═════ Supplied data ═════

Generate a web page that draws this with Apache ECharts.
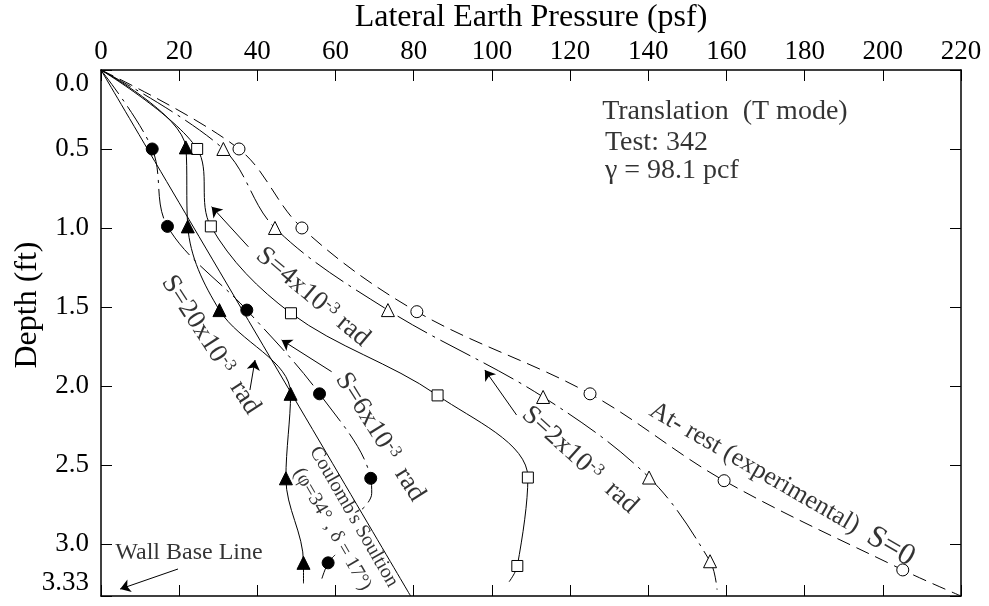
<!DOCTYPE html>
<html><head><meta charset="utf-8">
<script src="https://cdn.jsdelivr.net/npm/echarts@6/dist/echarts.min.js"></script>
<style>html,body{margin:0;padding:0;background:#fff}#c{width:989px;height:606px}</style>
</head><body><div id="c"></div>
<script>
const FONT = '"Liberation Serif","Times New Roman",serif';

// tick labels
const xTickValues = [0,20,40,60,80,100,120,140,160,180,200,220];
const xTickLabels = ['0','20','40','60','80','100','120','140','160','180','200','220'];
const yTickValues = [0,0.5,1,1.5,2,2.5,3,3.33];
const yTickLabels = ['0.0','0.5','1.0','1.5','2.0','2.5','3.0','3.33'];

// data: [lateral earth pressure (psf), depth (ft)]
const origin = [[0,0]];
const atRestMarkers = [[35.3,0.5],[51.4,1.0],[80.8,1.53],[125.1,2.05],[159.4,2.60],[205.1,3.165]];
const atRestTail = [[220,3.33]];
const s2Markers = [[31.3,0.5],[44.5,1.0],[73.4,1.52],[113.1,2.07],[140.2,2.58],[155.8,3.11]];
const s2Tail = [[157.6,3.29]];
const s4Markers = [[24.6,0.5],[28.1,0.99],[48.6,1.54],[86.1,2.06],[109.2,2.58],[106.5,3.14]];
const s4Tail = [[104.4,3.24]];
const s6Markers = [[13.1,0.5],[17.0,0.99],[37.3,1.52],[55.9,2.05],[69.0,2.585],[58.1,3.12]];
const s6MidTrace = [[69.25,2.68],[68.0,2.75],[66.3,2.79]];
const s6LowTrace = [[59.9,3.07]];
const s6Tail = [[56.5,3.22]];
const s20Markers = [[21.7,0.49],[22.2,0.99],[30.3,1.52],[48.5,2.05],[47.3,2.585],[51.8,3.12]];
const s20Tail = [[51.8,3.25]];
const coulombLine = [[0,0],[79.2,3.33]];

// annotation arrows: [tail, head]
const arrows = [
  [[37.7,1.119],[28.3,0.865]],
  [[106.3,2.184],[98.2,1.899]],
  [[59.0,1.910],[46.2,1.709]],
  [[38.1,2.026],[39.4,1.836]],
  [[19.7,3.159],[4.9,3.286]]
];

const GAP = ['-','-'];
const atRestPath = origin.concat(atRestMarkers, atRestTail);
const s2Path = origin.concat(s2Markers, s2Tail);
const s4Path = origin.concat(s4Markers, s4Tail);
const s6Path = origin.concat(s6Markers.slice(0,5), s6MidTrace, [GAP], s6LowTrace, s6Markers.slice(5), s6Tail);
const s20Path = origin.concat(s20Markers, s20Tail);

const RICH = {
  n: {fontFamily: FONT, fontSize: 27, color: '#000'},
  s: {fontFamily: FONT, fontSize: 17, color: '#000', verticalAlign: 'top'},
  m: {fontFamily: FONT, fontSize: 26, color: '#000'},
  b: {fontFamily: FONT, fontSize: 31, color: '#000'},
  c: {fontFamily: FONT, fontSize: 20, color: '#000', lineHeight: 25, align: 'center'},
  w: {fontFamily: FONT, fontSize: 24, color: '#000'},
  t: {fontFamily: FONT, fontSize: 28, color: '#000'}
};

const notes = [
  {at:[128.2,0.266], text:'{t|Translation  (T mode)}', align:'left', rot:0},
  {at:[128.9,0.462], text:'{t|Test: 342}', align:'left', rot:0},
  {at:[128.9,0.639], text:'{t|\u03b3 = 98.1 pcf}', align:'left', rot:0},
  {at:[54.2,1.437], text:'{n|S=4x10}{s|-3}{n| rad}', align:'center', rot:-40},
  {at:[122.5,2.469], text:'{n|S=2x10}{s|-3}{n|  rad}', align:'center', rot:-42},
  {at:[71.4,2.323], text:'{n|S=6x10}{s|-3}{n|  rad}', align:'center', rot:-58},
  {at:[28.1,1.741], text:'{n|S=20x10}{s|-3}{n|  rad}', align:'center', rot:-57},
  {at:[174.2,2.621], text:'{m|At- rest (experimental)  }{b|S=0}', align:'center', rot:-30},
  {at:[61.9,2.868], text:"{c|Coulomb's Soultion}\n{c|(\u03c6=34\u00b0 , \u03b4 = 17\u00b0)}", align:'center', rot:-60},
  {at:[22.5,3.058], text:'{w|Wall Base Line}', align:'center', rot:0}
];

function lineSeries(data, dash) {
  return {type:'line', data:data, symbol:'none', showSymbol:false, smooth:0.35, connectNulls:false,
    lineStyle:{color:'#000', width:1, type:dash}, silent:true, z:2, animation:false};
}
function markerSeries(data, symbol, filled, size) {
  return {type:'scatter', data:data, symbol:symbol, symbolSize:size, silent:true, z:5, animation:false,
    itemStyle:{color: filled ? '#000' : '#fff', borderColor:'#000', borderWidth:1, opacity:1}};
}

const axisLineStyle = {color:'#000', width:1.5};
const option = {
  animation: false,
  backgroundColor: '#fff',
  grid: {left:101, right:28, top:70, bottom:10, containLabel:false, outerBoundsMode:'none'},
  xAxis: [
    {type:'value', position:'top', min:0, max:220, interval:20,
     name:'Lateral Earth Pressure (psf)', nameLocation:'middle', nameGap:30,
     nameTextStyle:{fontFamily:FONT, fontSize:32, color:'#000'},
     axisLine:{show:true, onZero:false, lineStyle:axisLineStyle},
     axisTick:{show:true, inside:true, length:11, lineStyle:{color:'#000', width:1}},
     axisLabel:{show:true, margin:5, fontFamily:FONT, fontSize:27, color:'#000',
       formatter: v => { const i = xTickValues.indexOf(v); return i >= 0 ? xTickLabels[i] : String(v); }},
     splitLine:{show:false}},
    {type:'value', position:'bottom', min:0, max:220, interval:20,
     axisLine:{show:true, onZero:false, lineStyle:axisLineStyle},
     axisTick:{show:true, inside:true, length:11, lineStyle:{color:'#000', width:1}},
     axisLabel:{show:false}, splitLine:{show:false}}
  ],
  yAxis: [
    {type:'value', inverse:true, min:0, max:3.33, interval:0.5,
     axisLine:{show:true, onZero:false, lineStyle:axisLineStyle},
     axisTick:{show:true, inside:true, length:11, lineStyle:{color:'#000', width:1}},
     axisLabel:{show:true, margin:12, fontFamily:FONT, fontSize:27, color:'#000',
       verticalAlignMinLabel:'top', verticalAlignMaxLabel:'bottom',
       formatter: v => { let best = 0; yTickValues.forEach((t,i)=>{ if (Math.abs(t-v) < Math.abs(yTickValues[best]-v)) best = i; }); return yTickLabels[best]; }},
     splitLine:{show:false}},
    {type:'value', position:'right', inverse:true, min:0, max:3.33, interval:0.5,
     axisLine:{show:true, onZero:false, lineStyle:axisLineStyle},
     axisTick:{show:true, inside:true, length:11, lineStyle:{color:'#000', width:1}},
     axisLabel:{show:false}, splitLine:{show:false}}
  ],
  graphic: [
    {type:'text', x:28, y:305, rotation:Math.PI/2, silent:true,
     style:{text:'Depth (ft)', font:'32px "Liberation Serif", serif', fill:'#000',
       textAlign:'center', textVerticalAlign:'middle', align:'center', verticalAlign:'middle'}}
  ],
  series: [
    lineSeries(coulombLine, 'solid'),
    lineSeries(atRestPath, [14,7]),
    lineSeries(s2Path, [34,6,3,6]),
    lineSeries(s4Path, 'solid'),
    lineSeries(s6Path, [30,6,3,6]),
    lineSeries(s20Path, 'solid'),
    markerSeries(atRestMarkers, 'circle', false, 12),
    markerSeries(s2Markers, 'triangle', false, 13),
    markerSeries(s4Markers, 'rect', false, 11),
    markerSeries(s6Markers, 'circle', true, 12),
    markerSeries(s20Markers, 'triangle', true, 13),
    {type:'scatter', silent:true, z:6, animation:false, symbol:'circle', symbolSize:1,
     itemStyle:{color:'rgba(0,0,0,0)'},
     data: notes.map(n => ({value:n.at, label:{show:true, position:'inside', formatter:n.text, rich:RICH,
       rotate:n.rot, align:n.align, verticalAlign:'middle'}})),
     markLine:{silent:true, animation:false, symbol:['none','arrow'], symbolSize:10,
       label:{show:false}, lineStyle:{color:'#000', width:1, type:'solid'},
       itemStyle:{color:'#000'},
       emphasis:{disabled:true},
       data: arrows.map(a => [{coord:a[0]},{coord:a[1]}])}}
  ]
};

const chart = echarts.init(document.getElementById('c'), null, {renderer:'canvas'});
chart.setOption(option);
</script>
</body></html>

═════

[What the task requires]
Repeat the listing above exactly from its first line to the line containing "const s20Path = origin.concat(s20Markers, s20Tail);", both included, and omit the pictures.

[Solution below]
Generate a web page that draws this with Apache ECharts.
<!DOCTYPE html>
<html><head><meta charset="utf-8">
<script src="https://cdn.jsdelivr.net/npm/echarts@6/dist/echarts.min.js"></script>
<style>html,body{margin:0;padding:0;background:#fff}#c{width:989px;height:606px}</style>
</head><body><div id="c"></div>
<script>
const FONT = '"Liberation Serif","Times New Roman",serif';

// tick labels
const xTickValues = [0,20,40,60,80,100,120,140,160,180,200,220];
const xTickLabels = ['0','20','40','60','80','100','120','140','160','180','200','220'];
const yTickValues = [0,0.5,1,1.5,2,2.5,3,3.33];
const yTickLabels = ['0.0','0.5','1.0','1.5','2.0','2.5','3.0','3.33'];

// data: [lateral earth pressure (psf), depth (ft)]
const origin = [[0,0]];
const atRestMarkers = [[35.3,0.5],[51.4,1.0],[80.8,1.53],[125.1,2.05],[159.4,2.60],[205.1,3.165]];
const atRestTail = [[220,3.33]];
const s2Markers = [[31.3,0.5],[44.5,1.0],[73.4,1.52],[113.1,2.07],[140.2,2.58],[155.8,3.11]];
const s2Tail = [[157.6,3.29]];
const s4Markers = [[24.6,0.5],[28.1,0.99],[48.6,1.54],[86.1,2.06],[109.2,2.58],[106.5,3.14]];
const s4Tail = [[104.4,3.24]];
const s6Markers = [[13.1,0.5],[17.0,0.99],[37.3,1.52],[55.9,2.05],[69.0,2.585],[58.1,3.12]];
const s6MidTrace = [[69.25,2.68],[68.0,2.75],[66.3,2.79]];
const s6LowTrace = [[59.9,3.07]];
const s6Tail = [[56.5,3.22]];
const s20Markers = [[21.7,0.49],[22.2,0.99],[30.3,1.52],[48.5,2.05],[47.3,2.585],[51.8,3.12]];
const s20Tail = [[51.8,3.25]];
const coulombLine = [[0,0],[79.2,3.33]];

// annotation arrows: [tail, head]
const arrows = [
  [[37.7,1.119],[28.3,0.865]],
  [[106.3,2.184],[98.2,1.899]],
  [[59.0,1.910],[46.2,1.709]],
  [[38.1,2.026],[39.4,1.836]],
  [[19.7,3.159],[4.9,3.286]]
];

const GAP = ['-','-'];
const atRestPath = origin.concat(atRestMarkers, atRestTail);
const s2Path = origin.concat(s2Markers, s2Tail);
const s4Path = origin.concat(s4Markers, s4Tail);
const s6Path = origin.concat(s6Markers.slice(0,5), s6MidTrace, [GAP], s6LowTrace, s6Markers.slice(5), s6Tail);
const s20Path = origin.concat(s20Markers, s20Tail);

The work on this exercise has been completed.